* begin *
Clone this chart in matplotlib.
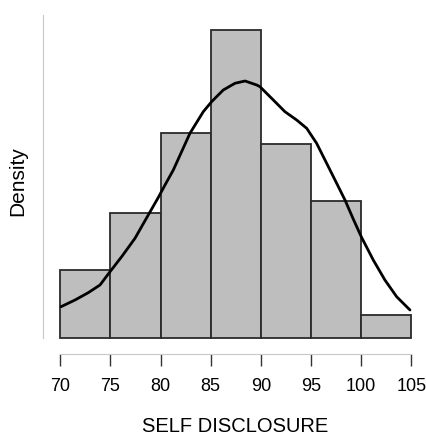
import matplotlib
matplotlib.use("Agg")
import matplotlib.pyplot as plt

bin_edges = [70, 75, 80, 85, 90, 95, 100, 105]
counts = [6, 11, 18, 27, 17, 12, 2]
tick_values = [70, 75, 80, 85, 90, 95, 100, 105]
tick_labels = ["70", "75", "80", "85", "90", "95", "100", "105"]

# density curve (x value, density)
curve_x = [70.07, 71.47, 72.79, 73.96, 74.96, 76.12, 77.45, 78.77, 79.77, 80.44,
           81.27, 82.93, 84.26, 85.09, 86.25, 87.42, 88.42, 89.58, 89.91, 90.74,
           91.24, 92.40, 93.57, 94.57, 95.56, 96.56, 97.56, 98.39, 99.21, 100.05,
           101.21, 102.37, 103.54, 104.87]
curve_y = [0.00590, 0.00717, 0.00855, 0.01000, 0.01251, 0.01534, 0.01881, 0.02320,
           0.02650, 0.02886, 0.03169, 0.03862, 0.04269, 0.04458, 0.04678, 0.04805,
           0.04848, 0.04773, 0.04741, 0.04584, 0.04490, 0.04269, 0.04112, 0.03956,
           0.03673, 0.03296, 0.02918, 0.02603, 0.02245, 0.01896, 0.01471, 0.01094,
           0.00779, 0.00528]

total = sum(counts)
width = 5
density = [c / (total * width) for c in counts]

fig = plt.figure(figsize=(4.26, 4.42), dpi=100)
xl = (68.275, 105.87)
yl = (-0.00302, 0.06093)
ax = fig.add_axes([43 / 426, (442 - 354) / 442, 377 / 426, 339 / 442])
ax.bar(bin_edges[:-1], density, width=width, align="edge",
       color="#bebebe", edgecolor="#2a2a2a", linewidth=1.3, zorder=2)
ax.plot(curve_x, curve_y, color="black", linewidth=2.0, zorder=3,
        solid_capstyle="round", solid_joinstyle="round")
ax.set_xlim(*xl)
ax.set_ylim(*yl)

for s in ["top", "right"]:
    ax.spines[s].set_visible(False)
ax.spines["left"].set_color("#c8c8c8")
ax.spines["bottom"].set_color("#c8c8c8")
ax.spines["left"].set_bounds(0, yl[1])
ax.spines["bottom"].set_bounds(70, 105)
ax.set_yticks([])
ax.set_xticks(tick_values)
fam = ["Liberation Sans", "DejaVu Sans"]
ax.set_xticklabels(tick_labels, family=fam, fontsize=13)
ax.tick_params(axis="x", length=8.6, width=1.0, color="#333333", pad=9)

fig.text(235 / 426, 1 - 427 / 442, "SELF DISCLOSURE", family=fam,
         fontsize=14.5, ha="center", va="center")
fig.text(18 / 426, 1 - 181 / 442, "Density", family=fam,
         fontsize=15, rotation=90, ha="center", va="center")

fig.savefig("out.png", dpi=100)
* end *
GIVEN TASK:
Write out the lines from the start of the material to the line with "import matplotlib.pyplot as plt", inclusive and exactly. Skip the pictures.

EXERCISE OUTPUT:
Clone this chart in matplotlib.
import matplotlib
matplotlib.use("Agg")
import matplotlib.pyplot as plt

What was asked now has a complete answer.